Scriveva Bela Bartòk, negli scritti sulla musica popolare: "La musica romena è una cosa complessa, è ancora nel buio, è in fasce. E' un misto di musica araba, slava ed ungherese, eppure ha un'atmosfera tutta particolare che non si può definire con parole. Gli influssi stranieri sono troppo evidenti per poterli negare. Nel bassopiano nevoso la musica è per lo più turca, nella Moldavia per lo più ungherese. La maggior parte delle melodie da danza è russa o greca. Ma nessuno deve addolorare: da tutti questi dialetti musicale nasce un particolare carattere personale".
Di fronte a questo coacervo di colori dal sapore antico ha posto, il suo pubblico, il direttore artistico
Gaspare Di Lieto, che ha definito il penultimo appuntamento di
Jazz On The Coast, l'omaggio politico della cultura musicale afro-americana, con cui le minoranze d'America, schiavi, creoli, spagnoli, italiani, ebrei, latino-americani, hanno cantato la loro storia, la loro condizione, al popolo più bistrattato del mondo, gli zingari, alle cui tradizioni siamo stati iniziati dai
Taraf de Haidouks, i Lautari di Clejani.
I lautari di Clejani, dove
lautar sta per musicista professionista, nella tradizione rumena, si sono presentati in formazione tipo, con tre voci,
Iorga Ilie, Pasalan e Cacurica, Marin Manole e Ionitsa Manole
accordion, Ionica al Tambal, il salterio a corde percosse, corrispondente al cymbalon ungherese, i due eccezionali violinisti,
Costica, anche vocalist, specializzato in canti d'amore e Caliu,
Falcare al surla, il flauto diritto di canna, Viorel al contrabbasso e
Filip Simeonov al clarinetto, i quali sono riusciti a vincere ampiamente la sfida con una piazza, come quella di Jazz On the Coast abituata alla linea classica tracciata dal direttore artistico, andando avanti per quasi due ore senza alcun calo di energia o tensione.
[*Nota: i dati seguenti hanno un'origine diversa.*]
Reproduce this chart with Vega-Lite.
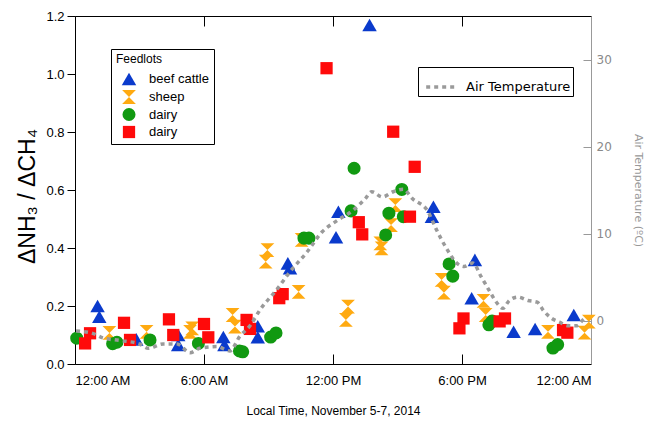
{
  "$schema": "https://vega.github.io/schema/vega-lite/v6.json",
  "width": 516,
  "height": 348,
  "autosize": {"type": "none"},
  "padding": {"left": 75, "top": 16, "right": 56, "bottom": 60},
  "config": {
    "view": {"stroke": null},
    "font": "Liberation Sans",
    "axis": {"grid": false}
  },
  "datasets": {
    "feedlots": [
      {"feedlot": "beef cattle", "hour": 1.05, "ratio": 0.2},
      {"feedlot": "beef cattle", "hour": 1.13, "ratio": 0.163},
      {"feedlot": "beef cattle", "hour": 2.85, "ratio": 0.085},
      {"feedlot": "beef cattle", "hour": 4.8, "ratio": 0.1},
      {"feedlot": "beef cattle", "hour": 4.8, "ratio": 0.066},
      {"feedlot": "beef cattle", "hour": 6.9, "ratio": 0.093},
      {"feedlot": "beef cattle", "hour": 6.95, "ratio": 0.066},
      {"feedlot": "beef cattle", "hour": 8.5, "ratio": 0.13},
      {"feedlot": "beef cattle", "hour": 8.5, "ratio": 0.092},
      {"feedlot": "beef cattle", "hour": 9.9, "ratio": 0.347},
      {"feedlot": "beef cattle", "hour": 10.0, "ratio": 0.33},
      {"feedlot": "beef cattle", "hour": 12.25, "ratio": 0.525},
      {"feedlot": "beef cattle", "hour": 12.14, "ratio": 0.437},
      {"feedlot": "beef cattle", "hour": 13.7, "ratio": 1.169},
      {"feedlot": "beef cattle", "hour": 16.67, "ratio": 0.542},
      {"feedlot": "beef cattle", "hour": 16.6, "ratio": 0.508},
      {"feedlot": "beef cattle", "hour": 18.6, "ratio": 0.359},
      {"feedlot": "beef cattle", "hour": 18.45, "ratio": 0.227},
      {"feedlot": "beef cattle", "hour": 20.4, "ratio": 0.111},
      {"feedlot": "beef cattle", "hour": 21.4, "ratio": 0.121},
      {"feedlot": "beef cattle", "hour": 23.2, "ratio": 0.169},
      {"feedlot": "sheep", "hour": 1.6, "ratio": 0.107},
      {"feedlot": "sheep", "hour": 3.33, "ratio": 0.111},
      {"feedlot": "sheep", "hour": 5.35, "ratio": 0.111},
      {"feedlot": "sheep", "hour": 5.45, "ratio": 0.123},
      {"feedlot": "sheep", "hour": 7.33, "ratio": 0.169},
      {"feedlot": "sheep", "hour": 7.44, "ratio": 0.129},
      {"feedlot": "sheep", "hour": 8.95, "ratio": 0.393},
      {"feedlot": "sheep", "hour": 8.87, "ratio": 0.353},
      {"feedlot": "sheep", "hour": 10.4, "ratio": 0.249},
      {"feedlot": "sheep", "hour": 10.54, "ratio": 0.428},
      {"feedlot": "sheep", "hour": 12.7, "ratio": 0.198},
      {"feedlot": "sheep", "hour": 12.6, "ratio": 0.152},
      {"feedlot": "sheep", "hour": 14.2, "ratio": 0.416},
      {"feedlot": "sheep", "hour": 14.26, "ratio": 0.399},
      {"feedlot": "sheep", "hour": 14.9, "ratio": 0.548},
      {"feedlot": "sheep", "hour": 14.7, "ratio": 0.479},
      {"feedlot": "sheep", "hour": 17.05, "ratio": 0.29},
      {"feedlot": "sheep", "hour": 17.16, "ratio": 0.246},
      {"feedlot": "sheep", "hour": 19.0, "ratio": 0.218},
      {"feedlot": "sheep", "hour": 19.1, "ratio": 0.169},
      {"feedlot": "sheep", "hour": 22.0, "ratio": 0.111},
      {"feedlot": "sheep", "hour": 23.9, "ratio": 0.146},
      {"feedlot": "sheep", "hour": 23.7, "ratio": 0.108},
      {"feedlot": "dairy 1", "hour": 0.08, "ratio": 0.089},
      {"feedlot": "dairy 1", "hour": 1.75, "ratio": 0.07},
      {"feedlot": "dairy 1", "hour": 1.95, "ratio": 0.075},
      {"feedlot": "dairy 1", "hour": 3.49, "ratio": 0.083},
      {"feedlot": "dairy 1", "hour": 5.74, "ratio": 0.071},
      {"feedlot": "dairy 1", "hour": 7.65, "ratio": 0.045},
      {"feedlot": "dairy 1", "hour": 7.8, "ratio": 0.042},
      {"feedlot": "dairy 1", "hour": 9.1, "ratio": 0.093},
      {"feedlot": "dairy 1", "hour": 9.35, "ratio": 0.107},
      {"feedlot": "dairy 1", "hour": 10.65, "ratio": 0.434},
      {"feedlot": "dairy 1", "hour": 10.88, "ratio": 0.434},
      {"feedlot": "dairy 1", "hour": 12.98, "ratio": 0.675},
      {"feedlot": "dairy 1", "hour": 12.84, "ratio": 0.528},
      {"feedlot": "dairy 1", "hour": 14.6, "ratio": 0.52},
      {"feedlot": "dairy 1", "hour": 14.45, "ratio": 0.445},
      {"feedlot": "dairy 1", "hour": 15.2, "ratio": 0.602},
      {"feedlot": "dairy 1", "hour": 15.27, "ratio": 0.508},
      {"feedlot": "dairy 1", "hour": 17.4, "ratio": 0.345},
      {"feedlot": "dairy 1", "hour": 17.57, "ratio": 0.303},
      {"feedlot": "dairy 1", "hour": 19.25, "ratio": 0.135},
      {"feedlot": "dairy 1", "hour": 19.4, "ratio": 0.148},
      {"feedlot": "dairy 1", "hour": 22.23, "ratio": 0.055},
      {"feedlot": "dairy 1", "hour": 22.45, "ratio": 0.067},
      {"feedlot": "dairy 2", "hour": 0.47, "ratio": 0.071},
      {"feedlot": "dairy 2", "hour": 0.7, "ratio": 0.106},
      {"feedlot": "dairy 2", "hour": 2.28, "ratio": 0.142},
      {"feedlot": "dairy 2", "hour": 2.56, "ratio": 0.083},
      {"feedlot": "dairy 2", "hour": 4.37, "ratio": 0.154},
      {"feedlot": "dairy 2", "hour": 4.57, "ratio": 0.1},
      {"feedlot": "dairy 2", "hour": 6.0, "ratio": 0.138},
      {"feedlot": "dairy 2", "hour": 6.2, "ratio": 0.092},
      {"feedlot": "dairy 2", "hour": 7.98, "ratio": 0.152},
      {"feedlot": "dairy 2", "hour": 8.14, "ratio": 0.121},
      {"feedlot": "dairy 2", "hour": 9.66, "ratio": 0.241},
      {"feedlot": "dairy 2", "hour": 9.5, "ratio": 0.227},
      {"feedlot": "dairy 2", "hour": 11.7, "ratio": 1.02},
      {"feedlot": "dairy 2", "hour": 13.2, "ratio": 0.489},
      {"feedlot": "dairy 2", "hour": 13.36, "ratio": 0.447},
      {"feedlot": "dairy 2", "hour": 14.8, "ratio": 0.801},
      {"feedlot": "dairy 2", "hour": 15.8, "ratio": 0.68},
      {"feedlot": "dairy 2", "hour": 15.58, "ratio": 0.508},
      {"feedlot": "dairy 2", "hour": 18.07, "ratio": 0.157},
      {"feedlot": "dairy 2", "hour": 17.88, "ratio": 0.123},
      {"feedlot": "dairy 2", "hour": 19.75, "ratio": 0.147},
      {"feedlot": "dairy 2", "hour": 20.0, "ratio": 0.157},
      {"feedlot": "dairy 2", "hour": 22.7, "ratio": 0.117},
      {"feedlot": "dairy 2", "hour": 22.9, "ratio": 0.108}
    ],
    "temperature": [
      {"series": "Air Temperature", "hour": 0.05, "temp": -1.2},
      {"series": "Air Temperature", "hour": 0.85, "temp": -1.5},
      {"series": "Air Temperature", "hour": 1.3, "temp": -2.0},
      {"series": "Air Temperature", "hour": 2.1, "temp": -2.3},
      {"series": "Air Temperature", "hour": 3.0, "temp": -2.7},
      {"series": "Air Temperature", "hour": 3.4, "temp": -3.2},
      {"series": "Air Temperature", "hour": 4.1, "temp": -2.7},
      {"series": "Air Temperature", "hour": 4.75, "temp": -2.7},
      {"series": "Air Temperature", "hour": 5.35, "temp": -3.7},
      {"series": "Air Temperature", "hour": 5.8, "temp": -3.2},
      {"series": "Air Temperature", "hour": 6.6, "temp": -3.0},
      {"series": "Air Temperature", "hour": 7.2, "temp": -3.5},
      {"series": "Air Temperature", "hour": 7.67, "temp": -1.8},
      {"series": "Air Temperature", "hour": 8.14, "temp": -0.6},
      {"series": "Air Temperature", "hour": 8.6, "temp": 1.2},
      {"series": "Air Temperature", "hour": 9.4, "temp": 3.6},
      {"series": "Air Temperature", "hour": 10.0, "temp": 5.6},
      {"series": "Air Temperature", "hour": 10.8, "temp": 7.9},
      {"series": "Air Temperature", "hour": 11.5, "temp": 10.2},
      {"series": "Air Temperature", "hour": 12.2, "temp": 11.5},
      {"series": "Air Temperature", "hour": 12.9, "temp": 12.6},
      {"series": "Air Temperature", "hour": 13.5, "temp": 14.0},
      {"series": "Air Temperature", "hour": 13.8, "temp": 14.8},
      {"series": "Air Temperature", "hour": 14.3, "temp": 14.2},
      {"series": "Air Temperature", "hour": 14.8, "temp": 14.8},
      {"series": "Air Temperature", "hour": 15.26, "temp": 15.1},
      {"series": "Air Temperature", "hour": 15.7, "temp": 14.0},
      {"series": "Air Temperature", "hour": 16.4, "temp": 12.6},
      {"series": "Air Temperature", "hour": 16.8, "temp": 10.5},
      {"series": "Air Temperature", "hour": 17.3, "temp": 8.2},
      {"series": "Air Temperature", "hour": 17.8, "temp": 6.5},
      {"series": "Air Temperature", "hour": 18.1, "temp": 6.2},
      {"series": "Air Temperature", "hour": 18.5, "temp": 6.6},
      {"series": "Air Temperature", "hour": 18.9, "temp": 5.0},
      {"series": "Air Temperature", "hour": 19.3, "temp": 3.3},
      {"series": "Air Temperature", "hour": 19.6, "temp": 2.1},
      {"series": "Air Temperature", "hour": 19.9, "temp": 1.4},
      {"series": "Air Temperature", "hour": 20.2, "temp": 2.3},
      {"series": "Air Temperature", "hour": 20.6, "temp": 2.7},
      {"series": "Air Temperature", "hour": 21.07, "temp": 2.3},
      {"series": "Air Temperature", "hour": 21.5, "temp": 2.1},
      {"series": "Air Temperature", "hour": 21.8, "temp": 1.1},
      {"series": "Air Temperature", "hour": 22.2, "temp": 0.2},
      {"series": "Air Temperature", "hour": 22.55, "temp": -0.2},
      {"series": "Air Temperature", "hour": 22.9, "temp": -0.6},
      {"series": "Air Temperature", "hour": 23.35, "temp": -0.6},
      {"series": "Air Temperature", "hour": 23.6, "temp": 0.0},
      {"series": "Air Temperature", "hour": 23.8, "temp": 0.4}
    ]
  },
  "layer": [
    {
      "data": {"name": "feedlots"},
      "mark": {"type": "point", "filled": true, "opacity": 1},
      "encoding": {
        "x": {
          "field": "hour", "type": "quantitative",
          "scale": {"domain": [0, 24], "nice": false, "zero": false},
          "axis": {
            "orient": "bottom", "values": [0, 6, 12, 18, 24],
            "labelExpr": "datum.value == 6 ? '6:00 AM' : datum.value == 12 ? '12:00 PM' : datum.value == 18 ? '6:00 PM' : '12:00 AM'",
            "tickSize": -10, "tickColor": "black", "domainColor": "black",
            "labelColor": "black", "labelFontSize": 13, "labelPadding": 20,
            "title": "Local Time, November 5-7, 2014", "titleFontSize": 12,
            "titleFontWeight": "normal", "titleColor": "black", "titlePadding": 18
          }
        },
        "y": {
          "field": "ratio", "type": "quantitative",
          "scale": {"domain": [0, 1.2], "nice": false},
          "axis": {
            "orient": "left", "values": [0, 0.2, 0.4, 0.6, 0.8, 1.0, 1.2], "format": ".1f",
            "tickSize": 8, "tickColor": "black", "domainColor": "black",
            "labelColor": "black", "labelFontSize": 13, "labelPadding": 3,
            "title": "ΔNH₃ / ΔCH₄", "titleFontSize": 23, "titleFontWeight": "normal",
            "titleColor": "black", "titlePadding": 6, "titleY": 180
          }
        },
        "color": {
          "field": "feedlot", "type": "nominal",
          "scale": {"domain": ["beef cattle", "sheep", "dairy 1", "dairy 2"], "range": ["#0a3acc", "#ffaa11", "#119911", "#ff0a0a"]},
          "legend": {
            "title": "Feedlots", "orient": "none", "legendX": 36, "legendY": 33,
            "strokeColor": "black", "fillColor": "white", "padding": 5,
            "titleFontSize": 12, "titleFontWeight": "normal", "titleColor": "black",
            "labelFontSize": 13, "labelColor": "black", "symbolSize": 170,
            "symbolOffset": 5, "labelOffset": 12, "rowPadding": 3,
            "labelExpr": "indexof(datum.label, 'dairy') == 0 ? 'dairy' : datum.label"
          }
        },
        "shape": {
          "field": "feedlot", "type": "nominal",
          "scale": {"domain": ["beef cattle", "sheep", "dairy 1", "dairy 2"], "range": ["triangle-up", "M-1,-1L1,-1L0,0L1,1L-1,1L0,0Z", "circle", "square"]},
          "legend": {
            "title": "Feedlots", "orient": "none", "legendX": 36, "legendY": 33,
            "strokeColor": "black", "fillColor": "white", "padding": 5,
            "titleFontSize": 12, "titleFontWeight": "normal", "titleColor": "black",
            "labelFontSize": 13, "labelColor": "black", "symbolSize": 170,
            "symbolOffset": 5, "labelOffset": 12, "rowPadding": 3,
            "labelExpr": "indexof(datum.label, 'dairy') == 0 ? 'dairy' : datum.label"
          }
        },
        "size": {
          "field": "feedlot", "type": "ordinal",
          "scale": {"domain": ["beef cattle", "sheep", "dairy 1", "dairy 2"], "range": [210, 150, 160, 150]},
          "legend": null
        }
      }
    },
    {
      "data": {"name": "temperature"},
      "mark": {"type": "line", "color": "#9a9a9a", "strokeWidth": 3.5, "interpolate": "monotone"},
      "encoding": {
        "x": {
          "field": "hour", "type": "quantitative",
          "scale": {"domain": [0, 24], "nice": false, "zero": false},
          "axis": {
            "orient": "top", "values": [0, 6, 12, 18, 24], "labels": false,
            "tickSize": -10, "tickColor": "black", "domainColor": "black", "title": null
          }
        },
        "y": {
          "field": "temp", "type": "quantitative",
          "scale": {"domain": [-5, 35], "nice": false, "zero": false},
          "axis": {
            "orient": "right", "values": [0, 10, 20, 30],
            "tickSize": -8, "tickColor": "#999999", "domainColor": "#999999",
            "labelColor": "#8a8a8a", "labelFontSize": 12, "labelFont": "DejaVu Sans", "labelPadding": 13,
            "title": "Air Temperature (ºC)", "titleFontSize": 11, "titleFontWeight": "normal",
            "titleColor": "#999999", "titleFont": "DejaVu Sans", "titlePadding": 21
          }
        },
        "strokeDash": {
          "field": "series", "type": "nominal",
          "scale": {"range": [[4, 4]]},
          "legend": {
            "title": null, "orient": "none", "legendX": 343, "legendY": 51,
            "strokeColor": "black", "fillColor": "white", "padding": 2,
            "symbolType": "stroke", "symbolStrokeColor": "#9a9a9a", "symbolStrokeWidth": 3.5,
            "symbolSize": 1000, "symbolOffset": 4, "labelFontSize": 13, "labelFont": "DejaVu Sans",
            "labelColor": "black", "labelOffset": 6
          }
        }
      }
    }
  ],
  "resolve": {"scale": {"y": "independent"}, "axis": {"x": "independent"}}
}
Il programma è iniziato con una doina, introdotta da un preludio strumentale, il
taxim, forse la più autentica e la più caratteristica delle forme espressive della musica popolare romena, legata alla natura,
originale ed autentica, come un gemito, un grido, un canto che sgorga dall'animo del pastore e che sembra riempire tutto ciò che si trova tra la terra e il cielo. La doina è una
melopea legata a specifiche forme introduttive e conclusive, affidate alla sensibilità dell'esecutore da cui dipendono gli effetti di parlando-rubato, sfumature solo approssimativamente trasmesse con le formule ritmico melodiche tradizionali del genere, nelle quali si può ravvisare l'influenza del
maquam. Le doine sono state intercalate dalle danze che hanno origine dalle danze greche consacrate ad Apollo e Diana, chiamate Chora o hora, iniziante prima lentamente e poi sfociante in un sabba infernale e liberatorio, una danza nazionale costruita sui modi frigio e lidio, come anche sulla scala pentatonica, in particolare per le scale maggiori con finali sulla dominante. I violinisti hanno offerto l'atteso sfoggio di alto virtuosismo con "soli" particolarmente elaborati, con uso di scordature, vibrati e trilli sulle corde a vuoti, con armonici presi, però, con posizioni non oltre la III. Il flautista si è lanciato in fantasmagorici ornamenti melodici, melismi e figurazioni velocissime, dando ampia dimostrazione del flauto quale strumento dionisiaco, del linguaggio dell'eccesso, del "venire meno".
Le menti dell'uditorio non hanno potuto esimersi dal volare ad Arto Tuncboyaciyan
e alla sua Armenian Navy Band, etno-jazz di finissima trama, e al suo incontro-sintesi tra strumenti o a
Goran Bregovich, il quale, a nostro parere resta, per quanto lo si voglia elevare, un ex-rocchettaro, le cui leggi di facile comunicazione del genere musicale ben conosce, e per le quali "elettrifica" una musica etnico-tradizionale, rendendola più vicina al rock, creando un linguaggio nuovo e più comprensibile a fette sempre maggiori di pubblico. I
Taraf invece, fedeli al loro essere, nonostante l'uso di strumenti moderni, temperati, che hanno disperso molti dei caratteri modali originali, sono riusciti a coinvolgerci in pieno nel loro variopinto gioco, portandoci a smemorarci, ad ogni suono, passo e parola, in una stupefacente mescolanza, che ha dato luogo ad un profilo romanzesco, svelante la modernità di ogni luogo e di ogni tempo, con la sua debolezza e la sua forza.